To Use Steam Early in Bread Baking

• Preheat the oven thoroughly.
• Add steam at the beginning of the bake.
• Use a Dutch oven, covered pot, or preheated pan with hot water.
• Keep the loaf covered or the oven humid for the first part of baking.
• Remove the steam source or lid later so the crust can dry.

These methods help the loaf expand before the crust hardens. They are among the most reliable home baking techniques for achieving a well-shaped loaf with good crust development.

To Maximize Crispness Later

• Vent steam by uncovering the bread or opening the oven briefly near the end.
• Finish baking long enough for the crust to dry.
• Cool bread on a wire rack.
• Avoid wrapping hot bread in plastic or tight paper too soon.
• For roasted foods, let them rest uncovered or lightly tented if crispness matters.

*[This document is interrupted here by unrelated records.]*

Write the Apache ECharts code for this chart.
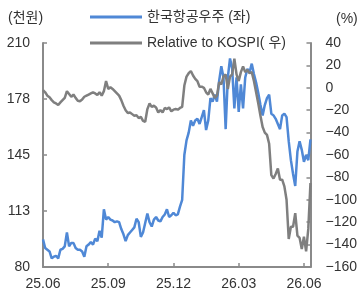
<!DOCTYPE html>
<html><head><meta charset="utf-8">
<script src="https://cdn.jsdelivr.net/npm/echarts@6/dist/echarts.min.js"></script>
<style>html,body{margin:0;padding:0;background:#fff}#c{width:360px;height:294px}</style>
</head><body><div id="c"></div>
<script>
// x-axis tick labels and their positions (index of point, ~30 points per quarter)
var tickLabels = ['25.06', '25.09', '25.12', '26.03', '26.06'];
var tickIndex = [0, 30, 60, 90, 120];
var seriesNames = ['한국항공우주 (좌)', 'Relative to KOSPI( 우)'];
// 한국항공우주 share price (천원, left axis)
var priceKAI = [
 96,91,90,89,85,86,86.5,85,90,90.5,
 92,100,92,94,94,91,90,90,89,86,
 92,93,94.5,93,96.5,95,101,97,113.5,107.5,
 109,107.5,107,106,106.5,106,102,99,95,98.5,
 100,101.5,103,108,106,97.5,100,105.5,111,106,
 103.5,107.5,109,107,106.5,109,110.5,113.5,109,110,
 111.5,110,110.5,115,119,145,153.5,158,165,162,
 165,166,163,167,171,159.5,165,178,176,180,
 176,188,196.5,190,160,190,201,195,172,190,
 170,186,172,190,195,193,198,192,187,181,
 174,168,174,178,180,169,168,166,163,160,
 168,169,167,153,142,134,127,147,153,148,
 141,145,142,154
];
// Relative to KOSPI (%, right axis)
var relKOSPI = [
 -2,-4,-7,-8.5,-11,-13,-14,-15.4,-13,-11,
 -9,-3,-5.5,-8,-6,-9,-11.5,-12,-10.5,-8,
 -7,-6,-5,-4,-5,-6.5,-4,-7,-3,6,
 -1,0.5,-1,-3,-5,-7,-11,-16,-20,-22.5,
 -22,-23.5,-25,-24.5,-27,-26,-29.5,-30.3,-19,-14,
 -17,-16,-17.5,-22,-20,-22,-18,-19,-17.5,-21,
 -19.5,-19,-19.5,-18,-17,2,10,13,15,11,
 8,6,1,1,0,-4,-6,-1,-5,-9,
 -7,5,3,10,12,-1,10,12,26,12,
 6,14,19,14,16,13,14,6,-4,-14,
 -25,-35,-40,-42,-50,-78,-81,-77,-72,-82,
 -82,-88,-100,-135,-124,-124,-112,-132,-134,-144,
 -133,-146,-126,-85
];
var categories = priceKAI.map(function (v, i) {
  var k = tickIndex.indexOf(i);
  return k >= 0 ? tickLabels[k] : String(i);
});
var FONT = '"Liberation Sans", Arial, "Noto Sans CJK KR", sans-serif';
var TXT = '#333333';
var AX = '#8a8a8a';
var chart = echarts.init(document.getElementById('c'), null, {renderer: 'canvas'});
chart.setOption({
  animation: false,
  textStyle: {fontFamily: FONT},
  grid: {left: 43, right: 41, top: 43, bottom: 27, containLabel: false},
  legend: {
    orient: 'vertical', left: 90, top: 10, itemGap: 12, padding: 0,
    itemWidth: 52, itemHeight: 3, icon: 'rect',
    textStyle: {fontFamily: FONT, fontSize: 14, color: TXT},
    data: seriesNames
  },
  graphic: [
    {type: 'text', left: 8, top: 11, style: {text: '(천원)', font: '14px ' + FONT, fill: TXT}},
    {type: 'text', left: 336, top: 12, style: {text: '(%)', font: '14px ' + FONT, fill: TXT}}
  ],
  xAxis: {
    type: 'category', data: categories, boundaryGap: false,
    axisLine: {onZero: false, lineStyle: {color: AX, width: 2}},
    axisTick: {inside: true, length: 4, lineStyle: {color: AX, width: 1.5},
      interval: function (i) { return tickIndex.indexOf(i) >= 0; }},
    axisLabel: {fontSize: 14, color: TXT, margin: 10, fontFamily: FONT,
      interval: function (i) { return tickIndex.indexOf(i) >= 0; }},
    splitLine: {show: false}
  },
  yAxis: [
    {type: 'value', min: 80, max: 210, interval: 32.5, position: 'left',
      axisLine: {show: true, onZero: false, lineStyle: {color: AX, width: 2}},
      axisTick: {show: true, inside: true, length: 4, lineStyle: {color: AX, width: 1.5}},
      axisLabel: {fontSize: 14, color: TXT, margin: 13, fontFamily: FONT,
        formatter: function (v) { return String(Math.round(v)); }},
      splitLine: {show: false}},
    {type: 'value', min: -160, max: 40, interval: 20, position: 'right',
      axisLine: {show: true, onZero: false, lineStyle: {color: AX, width: 2}},
      axisTick: {show: true, inside: true, length: 4, lineStyle: {color: AX, width: 1.5}},
      axisLabel: {fontSize: 14, color: TXT, margin: 15, fontFamily: FONT,
        formatter: function (v) { return String(v).replace('-', '\u2212'); }},
      splitLine: {show: false}}
  ],
  series: [
    {name: seriesNames[0], type: 'line', yAxisIndex: 0, data: priceKAI,
      showSymbol: false, symbol: 'none', lineStyle: {color: '#4f88d6', width: 2.5}, itemStyle: {color: '#4f88d6'}},
    {name: seriesNames[1], type: 'line', yAxisIndex: 1, data: relKOSPI,
      showSymbol: false, symbol: 'none', lineStyle: {color: '#7f7f7f', width: 2.5}, itemStyle: {color: '#7f7f7f'}}
  ]
});
</script></body></html>
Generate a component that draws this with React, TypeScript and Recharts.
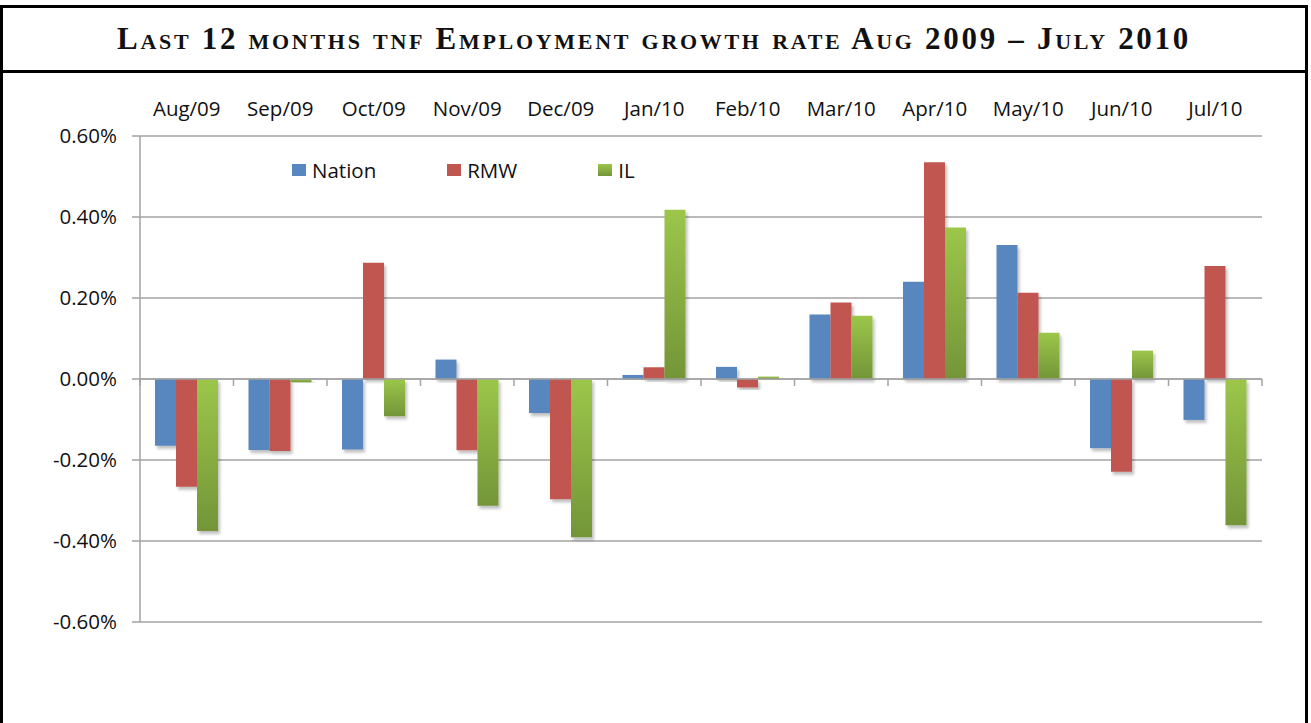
import React from 'react';
import { BarChart, Bar, XAxis, YAxis, CartesianGrid, ReferenceLine, Legend } from 'recharts';

const months = ['Aug/09', 'Sep/09', 'Oct/09', 'Nov/09', 'Dec/09', 'Jan/10', 'Feb/10', 'Mar/10', 'Apr/10', 'May/10', 'Jun/10', 'Jul/10'];
const nation = [-0.165, -0.175, -0.174, 0.048, -0.084, 0.010, 0.030, 0.159, 0.240, 0.331, -0.171, -0.101];
const rmw = [-0.266, -0.178, 0.287, -0.176, -0.297, 0.029, -0.021, 0.189, 0.535, 0.213, -0.229, 0.279];
const il = [-0.375, -0.008, -0.092, -0.313, -0.391, 0.418, 0.006, 0.156, 0.374, 0.114, 0.070, -0.361];
const yTicks = [-0.6, -0.4, -0.2, 0, 0.2, 0.4, 0.6];
const seriesNames = ['Nation', 'RMW', 'IL'];
const title = 'Last 12 months tnf Employment growth rate Aug 2009 – July 2010';

const data = months.map((m, i) => ({ month: m, Nation: nation[i], RMW: rmw[i], IL: il[i] }));

const BLUE = '#5886BF';
const RED = '#C0574F';
const GREEN_TOP = '#9CC64A';
const GREEN_BOT = '#739538';
const GRID = '#A3A3A3';
const FONT = '"Open Sans", "Noto Sans", sans-serif';
const FS = 20.5;
const legendGaps = [71, 81, 0];

const legendSwatch: Record<string, string> = {
  Nation: BLUE,
  RMW: RED,
  IL: `linear-gradient(to bottom, ${GREEN_TOP}, ${GREEN_BOT})`,
};

const renderLegend = () => (
  <div style={{ display: 'flex', alignItems: 'center', fontFamily: FONT, fontSize: FS, color: '#111' }}>
    {seriesNames.map((n, i) => (
      <div key={n} style={{ display: 'flex', alignItems: 'center', marginRight: legendGaps[i] }}>
        <span style={{ display: 'inline-block', width: 14, height: 12, background: legendSwatch[n], marginRight: 6 }} />
        <span>{n}</span>
      </div>
    ))}
  </div>
);

const ZeroAxis = (props: any) => {
  const { x1, y1, x2, y2 } = props;
  const n = months.length;
  const step = (x2 - x1) / n;
  const ticks = [];
  for (let i = 0; i <= n; i++) {
    const x = x1 + step * i;
    ticks.push(<line key={i} x1={x} y1={y1} x2={x} y2={y1 + 7} stroke={GRID} strokeWidth={1.5} />);
  }
  return (
    <g>
      <line x1={x1} y1={y1} x2={x2} y2={y2} stroke={GRID} strokeWidth={1.5} />
      {ticks}
    </g>
  );
};

export default function App() {
  return (
    <div style={{ position: 'fixed', left: 0, top: 0, width: 1311, height: 723, overflow: 'hidden', background: '#fff' }}>
      <div
        style={{
          position: 'absolute',
          left: 0,
          top: 5,
          width: 1308,
          height: 800,
          boxSizing: 'border-box',
          border: '3px solid #000',
        }}
      />
      <div
        style={{
          position: 'absolute',
          left: 0,
          top: 70,
          width: 1308,
          height: 3,
          background: '#000',
        }}
      />
      <div
        style={{
          position: 'absolute',
          left: 0,
          top: 8,
          width: 1308,
          height: 62,
          display: 'flex',
          alignItems: 'center',
          justifyContent: 'center',
          fontFamily: '"Liberation Serif", "DejaVu Serif", serif',
          fontWeight: 'bold',
          fontVariant: 'small-caps',
          fontSize: 31,
          letterSpacing: 2.7,
          color: '#111',
          whiteSpace: 'nowrap',
        }}
      >
        {title}
      </div>
      <div style={{ position: 'absolute', left: 0, top: 0 }}>
        <BarChart
          width={1311}
          height={723}
          data={data}
          margin={{ top: 0, right: 49, bottom: 101, left: 60 }}
          barSize={21}
          barGap={0}
        >
          <defs>
            <linearGradient id="greenGrad" x1="0" y1="0" x2="0" y2="1">
              <stop offset="0%" stopColor={GREEN_TOP} />
              <stop offset="100%" stopColor={GREEN_BOT} />
            </linearGradient>
            <filter id="barShadow" x="-20%" y="-10%" width="150%" height="130%">
              <feDropShadow dx="2" dy="3" stdDeviation="1.5" floodColor="#000" floodOpacity="0.25" />
            </filter>
          </defs>
          <CartesianGrid vertical={false} stroke={GRID} strokeWidth={1.5} />
          <XAxis
            dataKey="month"
            orientation="top"
            height={136}
            axisLine={false}
            tickLine={false}
            tickSize={0}
            tickMargin={20}
            interval={0}
            tick={{ fontFamily: FONT, fontSize: FS, fill: '#111' }}
          />
          <YAxis
            type="number"
            domain={[-0.6, 0.6]}
            ticks={yTicks}
            width={80}
            axisLine={{ stroke: GRID, strokeWidth: 1.5 }}
            tickLine={{ stroke: GRID, strokeWidth: 1.5 }}
            tickSize={8}
            tickMargin={15}
            tickFormatter={(v: number) => `${v.toFixed(2)}%`}
            tick={{ fontFamily: FONT, fontSize: FS, fill: '#111' }}
            allowDataOverflow
          />
          <Legend
            layout="horizontal"
            verticalAlign="middle"
            align="center"
            content={renderLegend}
            wrapperStyle={{ position: 'absolute', top: 156, left: 292, width: 'auto' }}
          />
          <Bar dataKey="Nation" fill={BLUE} isAnimationActive={false} filter="url(#barShadow)" />
          <Bar dataKey="RMW" fill={RED} isAnimationActive={false} filter="url(#barShadow)" />
          <Bar dataKey="IL" fill="url(#greenGrad)" isAnimationActive={false} filter="url(#barShadow)" />
          <ReferenceLine y={0} shape={ZeroAxis} />
        </BarChart>
      </div>
    </div>
  );
}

The final drying stage is often what separates a merely browned crust from a crisp one.

To Crisp Roasted Foods

• Dry the surface before roasting.
• Do not overcrowd the pan.
• Use enough heat to evaporate surface moisture.
• Turn foods so moisture does not pool underneath.
• If needed, finish with brief high heat.

For example, roasted potatoes become crisp when their cut surfaces dry and contact hot oil or hot metal. If the pan is crowded, the potatoes release moisture into the space around them and steam instead of brown.

Common Mistakes That Ruin Crust

A few predictable errors interfere with crust formation.

Too Much Steam for Too Long

Steam is helpful in the early phase of bread baking, but too much steam for too long can keep the crust soft. The loaf may brown poorly or develop a thick, chewy shell rather than a crisp one.

Insufficient Preheating

If the oven is not fully heated, the food sits in a warming environment before the crust can begin to form. That extra time encourages moisture loss in the wrong way and can produce a dense or uneven surface.

Trapping Moisture After Baking

Fresh bread, roasted vegetables, and crisped meats can all soften if enclosed while still hot. Condensation forms inside wrapping or containers and rehydrates the crust.

Crowding the Pan

Crowding limits air circulation. Instead of dry heat, the food experiences localized steam. This is especially important in roasting, where spacing affects texture as much as temperature does.

Practical Examples

Example 1: Artisan Bread

A baker places a shaped loaf into a preheated Dutch oven. The covered pot traps steam from the dough. During the first part of baking, the loaf expands and the surface stays flexible. Later, the lid comes off, the steam escapes, and the crust dries and browns. The result is an open crumb with a crisp exterior.

Example 2: Roast Chicken

A cook dries the skin with paper towels, seasons the bird, and roasts it uncovered. Because the surface starts dry and remains exposed, the skin renders fat, browns, and crisps. If the bird were covered for most of the cooking time, the skin would soften instead.

Example 3: Roasted Potatoes

Potato pieces are parboiled, drained well, and roughened at the edges before roasting. Those rough surfaces dry in the oven and become crisp. If the potatoes are placed too close together, steam builds around them and the edges stay soft.

FAQs

Is steam always bad for crisp crust?

No. Steam is useful early in baking bread because it delays crust setting and supports oven spring. It becomes a problem only if it remains present when you want drying and browning.

Why does bread get soft after cooling in a bag?

Because the bag traps moisture. The crust absorbs water vapor that leaves the bread after baking, which softens the surface.

Does a darker crust always mean a crisper crust?

No. Browning and crispness often occur together, but they are different. A crust can brown without becoming fully crisp if it retains too much moisture.

Why do some breads have a thick crust while others have a thin one?

It depends on flour type, hydration, baking time, oven humidity, and how long the bread is exposed to dry heat after the steam phase. High-hydration breads often develop a thicker, more complex crust.

Can I make crust crisp again after it softens?

Sometimes. Brief reheating in a dry oven can restore some crispness by driving off surface moisture. This works best for bread and some roasted foods.

Conclusion

Steam softens crust by slowing evaporation and delaying the surface from setting. Dry heat makes crust crisp by removing moisture and allowing browning reactions to proceed. In bread and roasting, the best texture often comes from using both in sequence: steam first, dry heat second. Once that pattern is clear, crust formation science becomes practical. It is not mystery but control of water, heat, and timing in the oven environment.